Abstract: Public authorities are increasingly turning to algorithmic regulation, or the use of algorithmic systems to apply and enforce the law. Their adoption of algorithmic regulation tends to be motivated by the desire to improve public services and to better fulfil citizens’ rights, thus seemingly contributing to the rule of law. However, in practice, many use cases have demonstrated how reliance on algorithmic systems can undermine the law’s protective power and instead lead to rule by law. This risk is hence neither hypothetical, nor limited to authoritarian regimes. In Europe, the creation of the European Union's AI Act offered a beacon of hope to address this concern, yet EU legislators ultimately failed to take it into account in their regulation. In this talk, Nathalie Smuha therefore argues that there is a significant misalignment between the EU's digital agenda and its rule of law agenda, which urgently needs to be addressed to counter the threat of algorithmic rule by law. 

 

 

About the presenter: Nathalie A. Smuha is a legal scholar and philosopher at the KU Leuven Faculty of Law, where she examines legal and ethical questions around digital technologies and their impact on human rights, democracy and the rule of law. She is also Adjunct Professor at NYU School of Law and formerly held visiting positions at the University of Chicago (2023) and the University of Birmingham (2021).

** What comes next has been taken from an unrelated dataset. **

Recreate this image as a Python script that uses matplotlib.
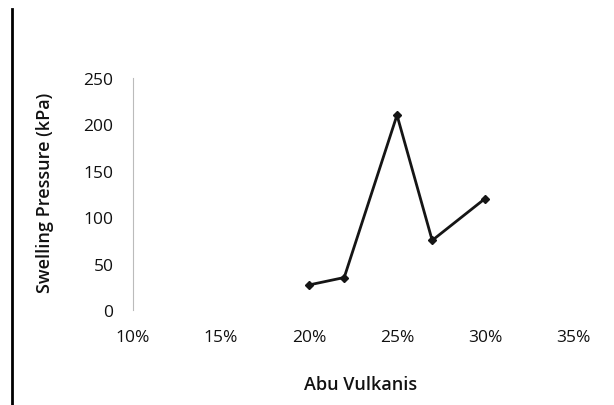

Prior to her academic turn, she practiced law as a member of the Brussels and the New York Bar and worked at the European Commission (DG Connect), where she coordinated the High-Level Expert Group on AI and contributed to Europe’s AI strategy. She is the author of Algorithmic Rule By Law: How Algorithmic Regulation in the Public Sector Erodes the Rule of Law (Cambridge University Press, 2025) and the editor of The Cambridge Handbook of the Law, Ethics and Policy of Artificial Intelligence (forthcoming, 2025).